A party long accustomed to power has a new look. Enrique Peña Nieto’s telegenic image has served the Institutional Revolutionary Party (PRI) well. A member since age 18, the former Governor of Mexico State is about to turn 46, elected national President.
The PRI governed the country from 1929 to 2000, and Peña Nieto is one of a powerful group within it, having long set his heart on running for the top job. In November it chose him as its candidate. He promised to overcome Mexico’s problems.
Peña Nieto promised “A safe and peaceful Mexico, with more social equality, with economic growth generating jobs, where there is more opportunity for all.”
Some Mexicans associate the PRI with many years of corrupt and authoritarian rule.
The students’ movement Yosoy132 sees him as a pure media product, backed by television interests. Others also see Mexico at a dangerously low point, as reflected in this video clip, saying: “Your country and mine is suffering, in a deep crisis of violence, poverty and injustice.”

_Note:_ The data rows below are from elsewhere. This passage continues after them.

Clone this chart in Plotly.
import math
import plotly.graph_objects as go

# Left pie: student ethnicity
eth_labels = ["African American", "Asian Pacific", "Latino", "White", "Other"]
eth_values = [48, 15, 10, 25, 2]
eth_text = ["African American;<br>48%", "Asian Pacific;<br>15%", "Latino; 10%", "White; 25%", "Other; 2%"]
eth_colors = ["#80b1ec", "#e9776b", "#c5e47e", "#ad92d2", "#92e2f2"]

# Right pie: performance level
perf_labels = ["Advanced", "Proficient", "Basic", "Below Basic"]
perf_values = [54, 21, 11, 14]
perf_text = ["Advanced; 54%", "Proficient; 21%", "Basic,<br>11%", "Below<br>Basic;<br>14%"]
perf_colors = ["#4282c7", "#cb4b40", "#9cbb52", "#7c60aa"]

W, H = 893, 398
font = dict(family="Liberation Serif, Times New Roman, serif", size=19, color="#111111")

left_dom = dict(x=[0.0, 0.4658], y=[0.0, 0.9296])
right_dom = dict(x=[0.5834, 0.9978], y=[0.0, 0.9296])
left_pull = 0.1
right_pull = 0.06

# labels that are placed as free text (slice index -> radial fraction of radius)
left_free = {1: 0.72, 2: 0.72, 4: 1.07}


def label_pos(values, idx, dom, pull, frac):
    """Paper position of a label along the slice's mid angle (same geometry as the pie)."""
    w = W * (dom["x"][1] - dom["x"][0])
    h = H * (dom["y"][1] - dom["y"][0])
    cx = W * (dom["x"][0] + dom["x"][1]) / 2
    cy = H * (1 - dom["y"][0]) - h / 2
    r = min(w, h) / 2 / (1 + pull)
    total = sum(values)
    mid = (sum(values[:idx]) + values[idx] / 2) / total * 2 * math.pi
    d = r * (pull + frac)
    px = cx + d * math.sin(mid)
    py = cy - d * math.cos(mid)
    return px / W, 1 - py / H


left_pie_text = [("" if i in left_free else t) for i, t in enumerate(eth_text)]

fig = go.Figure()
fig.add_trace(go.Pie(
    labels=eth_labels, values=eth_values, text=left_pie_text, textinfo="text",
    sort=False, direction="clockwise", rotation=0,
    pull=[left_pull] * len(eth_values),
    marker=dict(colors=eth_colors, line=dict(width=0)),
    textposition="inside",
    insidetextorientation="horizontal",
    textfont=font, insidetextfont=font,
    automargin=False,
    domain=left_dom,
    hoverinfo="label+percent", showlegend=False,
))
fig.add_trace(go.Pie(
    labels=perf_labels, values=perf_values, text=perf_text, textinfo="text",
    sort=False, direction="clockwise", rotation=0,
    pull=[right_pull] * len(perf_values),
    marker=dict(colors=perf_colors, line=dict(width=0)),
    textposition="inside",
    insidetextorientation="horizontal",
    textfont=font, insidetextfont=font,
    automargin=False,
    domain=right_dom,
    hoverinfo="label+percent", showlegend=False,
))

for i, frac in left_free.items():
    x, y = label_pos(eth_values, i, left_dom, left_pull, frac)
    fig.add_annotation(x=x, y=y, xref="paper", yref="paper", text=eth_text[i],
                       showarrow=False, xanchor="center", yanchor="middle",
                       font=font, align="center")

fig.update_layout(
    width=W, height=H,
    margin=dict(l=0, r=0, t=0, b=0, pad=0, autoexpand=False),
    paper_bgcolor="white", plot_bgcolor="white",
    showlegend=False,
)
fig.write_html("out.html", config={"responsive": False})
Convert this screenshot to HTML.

Journalist José Reveles said: “Mexico is living a human tragedy of no small proportions. It has gone too far, with an escalation of violence, extortion, death, kidnappings and displaced people. We are talking about 70,000 dead.”
To his many supporters, however, Enrique Peña Nieto is the very model of a modern president, married to second wife Angelica Rivera in 2010, a soap opera series actress he met on the set of an election campaign advert.
Mexican television’s main channel, Televisa, was one of the students’ main targets in trying, unsuccessfully, to prevent the PRI from returning to government.